Betsey Nelson is an advisor and corporate director for high-growth companies in the technology, telecom, and Internet markets and has a passion for helping entrepreneurs build great businesses. She currently serves on the boards of Upwork, Berkeley Lights, Inc., Virgin, and DAI. Prior board service includes Nokia, Zendesk, Ancestry, Autodesk, CNET Networks, Macromedia, Pandora Media, and SuccessFactors, and she has chaired board audit, compensation, and governance committees. Betsey served in various executive positions—including Executive Vice President, Chief Financial Officer, and Secretary—at Macromedia, Inc., a global multimedia software company, from 1996 until its acquisition by Adobe Systems Inc. in 2006.

Before joining Macromedia, Betsey spent eight years at Hewlett-Packard Company, where she held various positions in international finance and corporate development. She began her career at Robert Nathan Associates in Washington, D.C., where she was involved in international development projects in Asia, Africa, and Latin America for the U.S. Agency for International Development and the World Bank. Betsey holds an M.B.A. in finance with distinction from the Wharton School at the University of Pennsylvania, and a BSFS degree in Foreign Service magna cum laude from Georgetown University.


DEREK ZABA

Derek Zaba is a partner in the Palo Alto and New York offices and co-chairs Sidley’s Shareholder Activism practice. He counsels companies on a variety of matters, including activism defense/proxy contests, activism preparedness, takeover defenses, shareholder engagement and corporate governance. Over the past two decades, he has been involved in dozens of activist campaigns and proxy contests in various advisory and principal capacities. Prior to Sidley, Derek was the head of the activism defense practice at a leading shareholder engagement and corporate governance advisory firm. He also served as a Partner and investment professional at activist and event driven hedge funds. Derek began his career as a corporate associate at a New York-based law firm.

He holds a J.D. from Stanford Law School, where he graduated Order of the Coif; an MBA from the Olin School of Business at Washington University in St. Louis, concentrating in Finance; and a bachelor’s degree in Systems Science and Mathematics, cum laude, from the School of Engineering and Applied Science at Washington University in St. Louis. While at Washington University, he led university teams that won the highest award at the Consortium for Mathematics and Its Applications (COMAP) international Mathematical Contest in Modelling in consecutive years.

Derek is a member of the State Bars of California and New York.
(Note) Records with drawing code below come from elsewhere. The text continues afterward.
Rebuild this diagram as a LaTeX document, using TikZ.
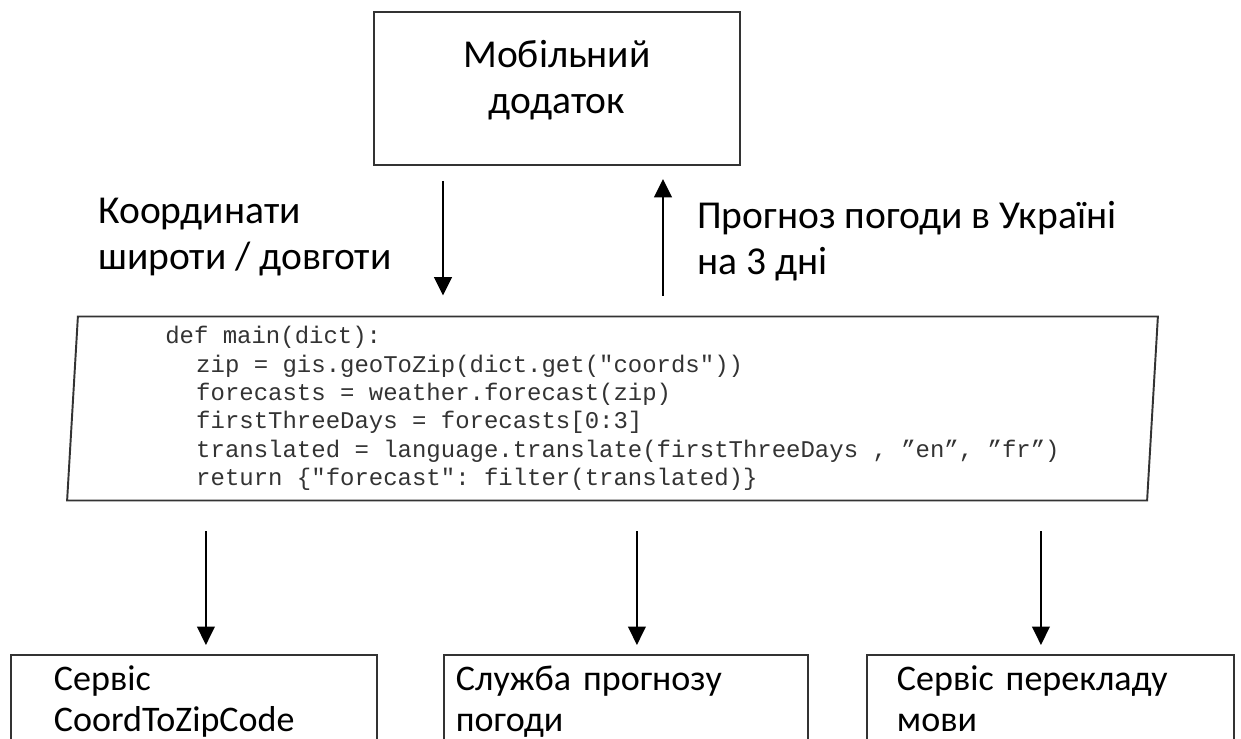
\documentclass[tikz,border=0pt]{standalone}
\usepackage{fontspec}
\setmainfont{Carlito}
\newfontfamily\codefont{Liberation Mono}
\usetikzlibrary{shapes.geometric,arrows.meta}

\tikzset{
	box/.style={draw=black!80, line width=1.1pt},
	txt/.style={font=\fontsize{22.5}{26.5}\selectfont},
	lbl/.style={txt, align=left, anchor=west, inner sep=0pt},
	service/.style={box, anchor=north west, align=left, inner ysep=0.22cm,
		text depth=3cm, font=\fontsize{20.5}{23.3}\selectfont},
	arr/.style={-{Triangle[length=10.5pt,width=10pt]}, line width=1.4pt},
}

\begin{document}
\begin{tikzpicture}[x=0.02cm, y=-0.02cm]
	\useasboundingbox (0,0) rectangle (1241,738);
	\clip (0,0) rectangle (1241,738);

	% client on top
	\node[box, txt, align=center, minimum width=7.32cm, minimum height=3.06cm, text depth=13pt] (app) at (557,88.5) {Мобільний\\додаток};

	% the function
	\node[box, trapezium, trapezium left angle=86.5, trapezium right angle=93.5,
		trapezium stretches body, minimum width=21.82cm, minimum height=3.68cm,
		align=left, text=black!80, font=\codefont\fontsize{13.65}{16.2}\selectfont\frenchspacing] (code) at (612.5,408.5)
		{def main(dict):\\
		\hspace*{0.62cm}zip = gis.geoToZip(dict.get("coords"))\\
		\hspace*{0.62cm}forecasts = weather.forecast(zip)\\
		\hspace*{0.62cm}firstThreeDays = forecasts[0:3]\\
		\hspace*{0.62cm}translated = language.translate(firstThreeDays , ”en”, ”fr”)\hspace*{0.44cm}\\
		\hspace*{0.62cm}return \{"forecast": filter(translated)\}};

	\node[lbl] (qin) at (98,237) {Координати\\широти / довготи};
	\node[lbl] (qout) at (697,241) {Прогноз погоди в Україні\\на 3 дні};

	% services below
	\node[service, inner xsep=0.86cm, text width=5.6cm] (s1) at (10,654) {Сервіс\\CoordToZipCode};
	\node[service, inner xsep=0.24cm, text width=6.8cm] (s2) at (443,654) {Служба прогнозу\\погоди};
	\node[service, inner xsep=0.6cm, text width=6.14cm] (s3) at (866,654) {Сервіс перекладу\\мови};

	\draw[arr, shorten <=0.3cm, shorten >=0.4cm] ([xshift=-2.28cm]app.south) -- ([xshift=-2.28cm]app.south |- code.north);
	\draw[arr, shorten <=0.4cm, shorten >=0.26cm] ([xshift=2.12cm]app.south |- code.north) -- ([xshift=2.12cm]app.south);

	\draw[arr, shorten <=0.6cm, shorten >=0.18cm] ([xshift=0.24cm]s1.north |- code.south) -- ([xshift=0.24cm]s1.north);
	\draw[arr, shorten <=0.6cm, shorten >=0.18cm] ([xshift=0.22cm]s2.north |- code.south) -- ([xshift=0.22cm]s2.north);
	\draw[arr, shorten <=0.6cm, shorten >=0.18cm] ([xshift=-0.19cm]s3.north |- code.south) -- ([xshift=-0.19cm]s3.north);
\end{tikzpicture}
\end{document}
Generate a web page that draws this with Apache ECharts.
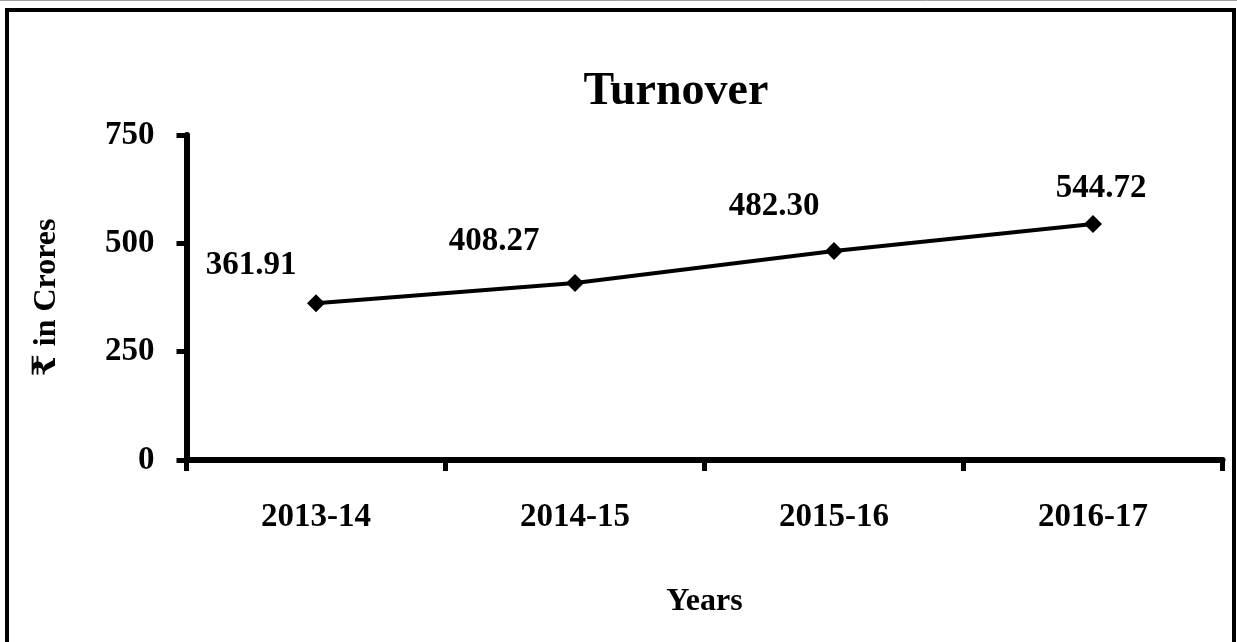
<!DOCTYPE html>
<html>
<head>
<meta charset="utf-8">
<script src="https://cdn.jsdelivr.net/npm/echarts@6/dist/echarts.min.js"></script>
<style>
  html, body { margin: 0; padding: 0; background: #fff; }
  #chart { width: 1237px; height: 642px; }
</style>
</head>
<body>
<div id="chart"></div>
<script>
// Turnover by financial year, in crores of rupees
const years = ['2013-14', '2014-15', '2015-16', '2016-17'];
const turnover = [361.91, 408.27, 482.30, 544.72];
const valueLabels = ['361.91', '408.27', '482.30', '544.72'];
const yTicks = [0, 250, 500, 750];

const SERIF = '"Liberation Serif", "Times New Roman", "DejaVu Serif", serif';

// where each value label sits relative to its point
const labelNudge = [[-65, -38], [-81, -42], [-60, -45], [8, -35]];

const chart = echarts.init(document.getElementById('chart'), null, { renderer: 'canvas' });

chart.setOption({
  backgroundColor: '#ffffff',
  animation: false,
  title: {
    text: 'Turnover',
    left: 671,
    top: 64,
    textAlign: 'center',
    textStyle: { fontFamily: SERIF, fontWeight: 'bold', fontSize: 46, color: '#000' }
  },
  graphic: [
    { type: 'line', shape: { x1: 0, y1: 0.5, x2: 1237, y2: 0.5 }, style: { stroke: '#a0a0a0', lineWidth: 1 } },
    { type: 'rect', shape: { x: 7, y: 10, width: 1227, height: 660 }, style: { fill: 'none', stroke: '#000', lineWidth: 4 } }
  ],
  grid: { left: 186.5, right: 14.5, top: 135, bottom: 182 },
  xAxis: {
    type: 'category',
    data: years,
    boundaryGap: true,
    name: 'Years',
    nameLocation: 'middle',
    nameGap: 126,
    nameTextStyle: { fontFamily: SERIF, fontWeight: 'bold', fontSize: 32, color: '#000' },
    axisLine: { show: true, lineStyle: { color: '#000', width: 6 } },
    axisTick: { show: true, alignWithLabel: false, length: 11, lineStyle: { color: '#000', width: 5 } },
    axisLabel: { margin: 41, fontFamily: SERIF, fontWeight: 'bold', fontSize: 33, color: '#000' },
    splitLine: { show: false }
  },
  yAxis: {
    type: 'value',
    min: yTicks[0],
    max: yTicks[yTicks.length - 1],
    interval: yTicks[1] - yTicks[0],
    name: '₹ in Crores',
    nameLocation: 'middle',
    nameGap: 124,
    nameRotate: 90,
    nameTextStyle: { fontFamily: SERIF, fontWeight: 'bold', fontSize: 32, color: '#000' },
    axisLine: { show: true, lineStyle: { color: '#000', width: 6 } },
    axisTick: { show: true, length: 10, lineStyle: { color: '#000', width: 5 } },
    axisLabel: { margin: 32, fontFamily: SERIF, fontWeight: 'bold', fontSize: 33, color: '#000', padding: [4, 0, 0, 0] },
    splitLine: { show: false }
  },
  series: [{
    type: 'line',
    data: turnover.map((v, i) => ({
      value: v,
      label: { offset: labelNudge[i] }
    })),
    symbol: 'diamond',
    symbolSize: 18,
    lineStyle: { color: '#000', width: 4 },
    itemStyle: { color: '#000' },
    label: {
      show: true,
      position: 'inside',
      formatter: p => valueLabels[p.dataIndex],
      fontFamily: SERIF,
      fontWeight: 'bold',
      fontSize: 33,
      color: '#000'
    },
    z: 5
  }]
});
</script>
</body>
</html>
F. DANIEL SICILIANO, moderator

F. Daniel Siciliano is a successful technology CEO-founder and  entrepreneur, as well as Chairman of the board of the Federal Home Loan Bank of San Francisco, and a recognized expert in corporate strategy and governance, capital financial markets, executive compensation, and technological disruption (including fintech, AI and cybersecurity).  He is currently Chairman of SVDX, board member of the Latino Corporate Directors Education Foundation, and a fellow at Stanford University.

NANCY EASTERBROOK, introductory remarks


Nancy Easterbrook is the Executive Director of Silicon Valley Directors' Exchange. With almost two decades of experience in creating partnerships and raising money to support nonprofit organizations, she has built strategic relationships through communication, community outreach, and innovative collaborations. Prior to SVDX, Nancy was Director of External Affairs at the Stanford Center on Longevity, and Associate Director of Development at Stanford Law School.